** AIM **
The lines beneath this instruction, from the first through the one containing "m = np.arange(50)", must be transcribed exactly; no other line belongs in the output.

** AVAILABLE DATA **
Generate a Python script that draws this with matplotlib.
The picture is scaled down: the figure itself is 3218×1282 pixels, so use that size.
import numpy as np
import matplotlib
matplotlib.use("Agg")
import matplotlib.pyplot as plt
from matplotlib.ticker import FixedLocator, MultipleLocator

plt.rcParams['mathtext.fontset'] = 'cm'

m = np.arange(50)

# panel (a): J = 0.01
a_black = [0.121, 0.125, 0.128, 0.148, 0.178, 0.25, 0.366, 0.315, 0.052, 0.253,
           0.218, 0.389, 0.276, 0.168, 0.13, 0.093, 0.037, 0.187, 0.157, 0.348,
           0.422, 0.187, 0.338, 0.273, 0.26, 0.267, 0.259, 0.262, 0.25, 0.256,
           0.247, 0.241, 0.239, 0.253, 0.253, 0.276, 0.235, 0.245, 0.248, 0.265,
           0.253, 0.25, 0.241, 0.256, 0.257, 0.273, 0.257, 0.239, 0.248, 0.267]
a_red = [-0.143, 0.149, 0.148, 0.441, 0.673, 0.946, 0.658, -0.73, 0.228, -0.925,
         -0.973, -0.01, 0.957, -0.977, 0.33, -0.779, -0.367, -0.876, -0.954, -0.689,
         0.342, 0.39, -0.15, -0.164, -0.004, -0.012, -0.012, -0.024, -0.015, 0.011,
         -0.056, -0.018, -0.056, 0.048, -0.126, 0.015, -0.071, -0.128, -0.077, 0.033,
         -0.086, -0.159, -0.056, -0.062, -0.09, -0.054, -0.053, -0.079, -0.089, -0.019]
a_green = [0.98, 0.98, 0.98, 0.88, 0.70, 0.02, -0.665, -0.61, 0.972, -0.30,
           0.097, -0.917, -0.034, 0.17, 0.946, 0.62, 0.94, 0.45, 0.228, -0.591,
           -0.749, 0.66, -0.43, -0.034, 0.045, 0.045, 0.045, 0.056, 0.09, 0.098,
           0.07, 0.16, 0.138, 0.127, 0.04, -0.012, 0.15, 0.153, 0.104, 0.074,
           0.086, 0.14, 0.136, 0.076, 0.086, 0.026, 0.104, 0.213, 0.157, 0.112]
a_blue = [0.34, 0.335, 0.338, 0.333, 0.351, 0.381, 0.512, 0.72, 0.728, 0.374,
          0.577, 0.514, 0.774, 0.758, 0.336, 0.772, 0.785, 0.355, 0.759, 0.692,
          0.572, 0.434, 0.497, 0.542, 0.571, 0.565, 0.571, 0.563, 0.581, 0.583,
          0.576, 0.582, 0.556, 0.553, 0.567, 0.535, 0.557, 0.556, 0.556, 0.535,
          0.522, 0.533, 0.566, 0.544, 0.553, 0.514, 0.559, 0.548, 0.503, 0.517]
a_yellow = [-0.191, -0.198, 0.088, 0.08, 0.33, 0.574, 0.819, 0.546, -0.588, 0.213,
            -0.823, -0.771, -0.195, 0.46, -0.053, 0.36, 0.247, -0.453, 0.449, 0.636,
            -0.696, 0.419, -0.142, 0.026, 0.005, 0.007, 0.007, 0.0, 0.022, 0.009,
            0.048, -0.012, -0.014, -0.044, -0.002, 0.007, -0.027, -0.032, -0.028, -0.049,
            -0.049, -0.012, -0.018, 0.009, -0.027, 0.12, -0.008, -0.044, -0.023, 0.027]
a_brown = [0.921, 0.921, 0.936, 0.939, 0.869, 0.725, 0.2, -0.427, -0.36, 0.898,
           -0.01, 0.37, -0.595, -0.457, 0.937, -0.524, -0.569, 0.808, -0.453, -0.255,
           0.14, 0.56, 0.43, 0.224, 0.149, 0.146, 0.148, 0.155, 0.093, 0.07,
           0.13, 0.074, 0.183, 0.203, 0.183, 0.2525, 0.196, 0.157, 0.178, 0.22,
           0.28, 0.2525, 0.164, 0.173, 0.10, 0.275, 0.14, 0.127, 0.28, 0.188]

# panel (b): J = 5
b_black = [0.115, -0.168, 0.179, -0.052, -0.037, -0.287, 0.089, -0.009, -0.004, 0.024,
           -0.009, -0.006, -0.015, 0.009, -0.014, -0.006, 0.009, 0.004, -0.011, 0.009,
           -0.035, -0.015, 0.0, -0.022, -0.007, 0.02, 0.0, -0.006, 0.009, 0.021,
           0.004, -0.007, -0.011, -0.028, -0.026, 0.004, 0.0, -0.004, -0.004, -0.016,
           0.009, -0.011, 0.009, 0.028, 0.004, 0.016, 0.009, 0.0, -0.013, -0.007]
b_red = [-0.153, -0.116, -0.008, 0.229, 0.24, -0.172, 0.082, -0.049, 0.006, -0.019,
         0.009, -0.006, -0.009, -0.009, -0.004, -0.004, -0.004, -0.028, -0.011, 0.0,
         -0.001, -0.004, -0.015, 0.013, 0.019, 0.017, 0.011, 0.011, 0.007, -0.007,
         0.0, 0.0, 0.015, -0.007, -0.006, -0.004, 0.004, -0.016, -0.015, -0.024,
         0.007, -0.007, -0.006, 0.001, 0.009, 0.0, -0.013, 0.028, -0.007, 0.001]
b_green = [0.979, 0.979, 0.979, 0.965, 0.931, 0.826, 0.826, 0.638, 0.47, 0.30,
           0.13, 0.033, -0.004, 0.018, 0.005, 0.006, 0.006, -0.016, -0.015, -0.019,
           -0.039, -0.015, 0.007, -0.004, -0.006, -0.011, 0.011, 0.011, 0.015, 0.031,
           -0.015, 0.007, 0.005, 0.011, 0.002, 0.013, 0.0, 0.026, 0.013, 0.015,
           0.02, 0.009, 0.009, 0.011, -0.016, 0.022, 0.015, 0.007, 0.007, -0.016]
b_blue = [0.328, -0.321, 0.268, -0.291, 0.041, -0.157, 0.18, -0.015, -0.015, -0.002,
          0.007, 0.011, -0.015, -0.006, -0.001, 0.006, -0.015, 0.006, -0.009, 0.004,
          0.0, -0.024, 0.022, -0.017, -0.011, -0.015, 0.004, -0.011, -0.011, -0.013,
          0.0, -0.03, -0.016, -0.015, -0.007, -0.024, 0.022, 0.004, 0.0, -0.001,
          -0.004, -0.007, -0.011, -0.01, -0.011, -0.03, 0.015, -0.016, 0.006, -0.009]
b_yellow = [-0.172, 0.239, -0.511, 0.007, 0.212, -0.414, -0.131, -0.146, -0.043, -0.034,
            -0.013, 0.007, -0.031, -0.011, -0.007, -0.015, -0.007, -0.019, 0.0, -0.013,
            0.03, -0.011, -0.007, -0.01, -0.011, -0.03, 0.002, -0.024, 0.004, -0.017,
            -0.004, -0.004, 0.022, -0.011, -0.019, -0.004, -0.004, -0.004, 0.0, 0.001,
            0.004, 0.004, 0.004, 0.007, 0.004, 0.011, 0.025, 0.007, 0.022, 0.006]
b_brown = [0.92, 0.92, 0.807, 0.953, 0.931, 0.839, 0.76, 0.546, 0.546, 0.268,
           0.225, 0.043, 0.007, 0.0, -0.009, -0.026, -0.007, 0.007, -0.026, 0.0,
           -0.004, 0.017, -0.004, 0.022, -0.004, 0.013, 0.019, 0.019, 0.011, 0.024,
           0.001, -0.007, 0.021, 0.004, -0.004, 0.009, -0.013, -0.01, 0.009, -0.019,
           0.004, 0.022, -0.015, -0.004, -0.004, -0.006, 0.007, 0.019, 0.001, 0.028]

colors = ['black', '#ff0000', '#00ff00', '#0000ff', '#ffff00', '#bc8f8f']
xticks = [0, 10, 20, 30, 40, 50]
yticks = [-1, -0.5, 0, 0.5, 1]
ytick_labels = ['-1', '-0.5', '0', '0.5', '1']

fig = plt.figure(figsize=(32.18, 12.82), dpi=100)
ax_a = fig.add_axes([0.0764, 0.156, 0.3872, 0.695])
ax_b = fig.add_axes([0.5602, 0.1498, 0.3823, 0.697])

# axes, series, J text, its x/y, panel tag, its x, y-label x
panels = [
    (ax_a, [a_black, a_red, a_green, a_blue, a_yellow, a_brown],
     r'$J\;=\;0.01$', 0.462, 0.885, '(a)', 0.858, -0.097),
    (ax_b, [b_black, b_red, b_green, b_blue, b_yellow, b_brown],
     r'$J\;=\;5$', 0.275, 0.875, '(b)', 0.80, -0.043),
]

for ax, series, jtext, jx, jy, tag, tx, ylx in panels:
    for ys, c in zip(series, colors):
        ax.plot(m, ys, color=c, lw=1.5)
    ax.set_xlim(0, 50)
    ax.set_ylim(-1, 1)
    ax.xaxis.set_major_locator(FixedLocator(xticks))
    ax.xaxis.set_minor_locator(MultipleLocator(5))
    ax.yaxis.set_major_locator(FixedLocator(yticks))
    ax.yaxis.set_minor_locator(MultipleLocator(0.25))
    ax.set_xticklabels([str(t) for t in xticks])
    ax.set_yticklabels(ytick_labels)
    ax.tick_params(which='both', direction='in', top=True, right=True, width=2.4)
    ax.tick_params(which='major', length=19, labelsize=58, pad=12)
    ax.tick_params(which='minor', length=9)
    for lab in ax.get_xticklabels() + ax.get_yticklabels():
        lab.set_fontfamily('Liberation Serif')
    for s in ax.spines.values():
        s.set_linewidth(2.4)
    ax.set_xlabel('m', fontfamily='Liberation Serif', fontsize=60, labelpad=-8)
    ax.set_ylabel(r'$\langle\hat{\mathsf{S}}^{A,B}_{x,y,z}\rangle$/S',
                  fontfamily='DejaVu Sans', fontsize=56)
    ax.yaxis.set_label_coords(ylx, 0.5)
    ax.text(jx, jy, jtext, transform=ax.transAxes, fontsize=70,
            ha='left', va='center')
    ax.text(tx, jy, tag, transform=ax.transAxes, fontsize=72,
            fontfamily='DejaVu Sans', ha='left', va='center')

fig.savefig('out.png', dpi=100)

** RESPONSE FOR THIS EXERCISE **
Generate a Python script that draws this with matplotlib.
The picture is scaled down: the figure itself is 3218×1282 pixels, so use that size.
import numpy as np
import matplotlib
matplotlib.use("Agg")
import matplotlib.pyplot as plt
from matplotlib.ticker import FixedLocator, MultipleLocator

plt.rcParams['mathtext.fontset'] = 'cm'

m = np.arange(50)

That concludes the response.